"A gente é diferente quando sente.
Já não sei se é importante ter quem vá comigo até o 'final dessa rua'. Mas sei o quão importante é sentir-se livre, sentir-se bem, sem pressão, sem a obrigação de ter alguém do lado.
Amanhã, meus pais fazem 65 anos de casados. Ela já não fala, não caminha, não faz nada, sem ajuda de outra pessoa… Mas segue meu pai com os olhos e sente sua presença. Quando convidamos papai pra sair, diz: 'Hoje não. Sylvia não está bem. Quando ela melhorar, nós vamos a Mossoró'. Faz tempo que ela não está bem (e não vai ficar), mas não é assim que ele sente. Que amor é esse que não cansa, não lamenta, não cobra, não desanima e ainda consegue fazer planos, como se fossem um só?
Recentemente, juntamos os dois novamente, num mesmo quarto, em melhores condições. Foi contagiante ver a alegria dele, deitado em sua rede, velando o sono de minha mãe, e cantando: 'Hum, hum, hum!'.
Há um mês, saímos pra passear e mamãe foi com a cuidadora, em um táxi, próprio pra cadeirantes. E ele, comigo. No retorno, achou melhor 'ir com Sylvia'.
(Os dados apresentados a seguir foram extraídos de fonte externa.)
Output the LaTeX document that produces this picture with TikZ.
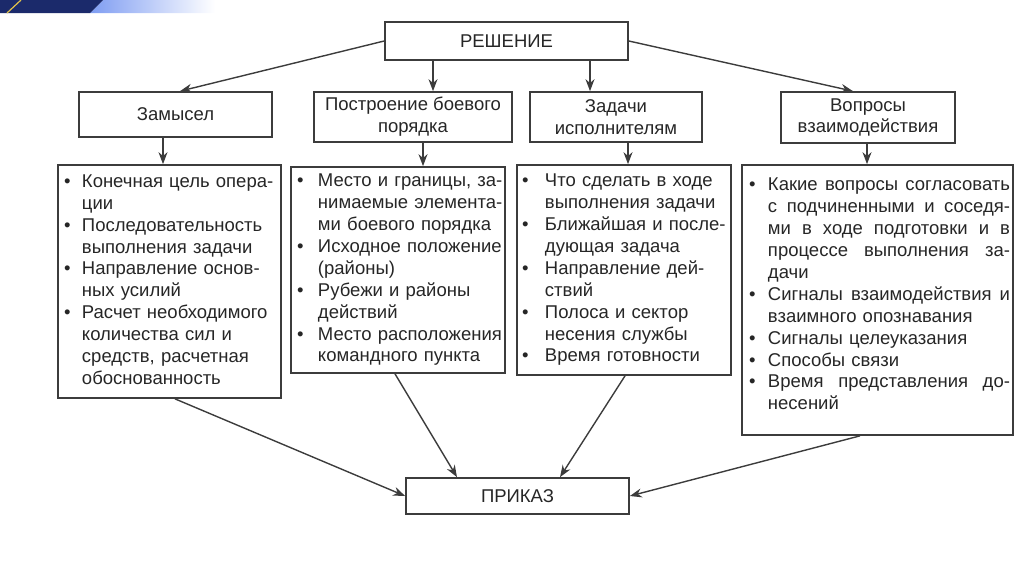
\documentclass[tikz,border=0pt]{standalone}
\usepackage{fontspec}
\setmainfont{Liberation Sans}
\usetikzlibrary{arrows.meta}
\definecolor{frameGray}{HTML}{3C3C3C}
\definecolor{slideNavy}{HTML}{1B2A6B}
\definecolor{slideBlue}{HTML}{7F9DF2}
\definecolor{slideGold}{HTML}{E2C24A}
\newcommand{\bodysize}{\fontsize{18.5}{21.9}\selectfont}
% bullet list: #1 gap after bullet, #2 rows
\newcommand{\items}[2]{%
  \begin{tabular}{@{}l@{\hspace{#1}}l@{}}#2\end{tabular}}
% justified line
\newcommand{\jline}[1]{\hbox to 242pt{\spaceskip=\fontdimen2\font plus 1fil\relax #1}}

\begin{document}
\begin{tikzpicture}[x=1pt, y=-1pt,
  every node/.style={font=\bodysize, text=black!85},
  headbox/.style={draw=frameGray, line width=1.7pt, align=center, inner sep=0pt},
  listbox/.style={draw=frameGray, line width=1.7pt, align=left,
    inner xsep=6pt, inner ysep=0pt},
  link/.style={-{Stealth[length=12pt,width=9pt]}, line width=1.4pt, frameGray}]
  \useasboundingbox (0,0) rectangle (1024,574);
  % slide corner
  \shade[left color=slideBlue, right color=white] (90,13) -- (103,0) -- (215,0) -- (215,13) -- cycle;
  \fill[slideNavy] (0,0) -- (103,0) -- (90,13) -- (0,13) -- cycle;
  \draw[slideGold, line width=1.2pt] (7,13) -- (21,0);

  % top and middle row
  \node[headbox, minimum width=243pt, minimum height=38pt] (resh) at (506.5,41) {РЕШЕНИЕ};
  \node[headbox, minimum width=193pt, minimum height=45pt] (zam) at (175.5,114.5) {Замысел};
  \node[headbox, minimum width=198pt, minimum height=50pt] (postr) at (413,117) {Построение боевого\\порядка};
  \node[headbox, minimum width=172pt, minimum height=50pt] (zad) at (616,117) {Задачи\\исполнителям};
  \node[headbox, minimum width=174pt, minimum height=51pt] (vopr) at (868,117.5) {Вопросы\\взаимодействия};

  % lists
  \node[listbox, text width=211pt, minimum height=233pt] (zamL) at (169.5,281.5) {\items{11.5pt}{%
    • & Конечная цель опера-\\ & ции\\
    • & Последовательность\\ & выполнения задачи\\
    • & Направление основ-\\ & ных усилий\\
    • & Расчет необходимого\\ & количества сил и\\ & средств, расчетная\\ & обоснованность}};
  \node[listbox, text width=202pt, minimum height=206pt] (postrL) at (398,270) {\items{14.5pt}{%
    • & Место и границы, за-\\ & нимаемые элемента-\\ & ми боевого порядка\\
    • & Исходное положение\\ & (районы)\\
    • & Рубежи и районы\\ & действий\\
    • & Место расположения\\ & командного пункта}};
  \node[listbox, inner xsep=5pt, text width=204pt, minimum height=210pt] (zadL) at (624,270) {\items{16.5pt}{%
    • & Что сделать в ходе\\ & выполнения задачи\\
    • & Ближайшая и после-\\ & дующая задача\\
    • & Направление дей-\\ & ствий\\
    • & Полоса и сектор\\ & несения службы\\
    • & Время готовности}};
  \node[listbox, inner xsep=7pt, text width=257pt, minimum height=270pt] (voprL) at (877.5,300) {\items{12.5pt}{%
    • & \jline{Какие вопросы согласовать}\\ & \jline{с подчиненными и соседя-}\\
      & \jline{ми в ходе подготовки и в}\\ & \jline{процессе выполнения за-}\\ & дачи\\
    • & \jline{Сигналы взаимодействия и}\\ & взаимного опознавания\\
    • & Сигналы целеуказания\\
    • & Способы связи\\
    • & \jline{Время представления до-}\\ & несений\\[8pt]}};

  \node[headbox, minimum width=223pt, minimum height=36pt] (prikaz) at (517.5,496) {ПРИКАЗ};

  % connectors
  \draw[link] (resh.west) -- ([xshift=4.5]zam.north);
  \draw[link] ([xshift=-73.5]resh.south) -- ([xshift=20]postr.north);
  \draw[link] ([xshift=83.5]resh.south) -- ([xshift=-26]zad.north);
  \draw[link] (resh.east) -- ([xshift=-15]vopr.north);
  \draw[link] ([xshift=-12.5]zam.south) -- ([xshift=-6.5]zamL.north);
  \draw[link] ([xshift=10]postr.south) -- ([xshift=25]postrL.north);
  \draw[link] ([xshift=12]zad.south) -- ([xshift=4]zadL.north);
  \draw[link] ([xshift=-1]vopr.south) -- ([xshift=-10.5]voprL.north);
  \draw[link] ([xshift=5.5]zamL.south) -- (prikaz.west);
  \draw[link] ([xshift=-3]postrL.south) -- ([xshift=-60.5]prikaz.north);
  \draw[link] ([xshift=1]zadL.south) -- ([xshift=42.5]prikaz.north);
  \draw[link] ([xshift=-17.5]voprL.south) -- (prikaz.east);
\end{tikzpicture}
\end{document}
Não quero, nem de longe, decepcionar os amantes, mas minha capacidade de amar tem estado sempre, ou quase sempre, na companhia dos amigos, dos pais, do trabalho e da pressa da vida, batendo à minha porta. O meu prazer tem se dobrado apenas às ondas da Redonda, às conquistas do filho, à taça de um bom vinho, à volta pra casa, à sensação de me entregar aos romances e ao cheiro de um lençol limpinho. Às vezes, me perguntam se o que escrevo é sobre meus pais, sobre o Alzheimer. Não que isso seja menor, mas não alcança a extensão do que eu sinto, ao escrever. Não sei sobre o que ou sobre quem eu escrevo. Só escrevo, apago, acho feio, acho bonito. O amor na juventude é sublime mas, sobre ele, não sei falar. Gostaria, sim, de escrever sobre o tempo, as dores, as perdas, a memória, a ausência dela e, ainda assim, sobre saber amar alguém."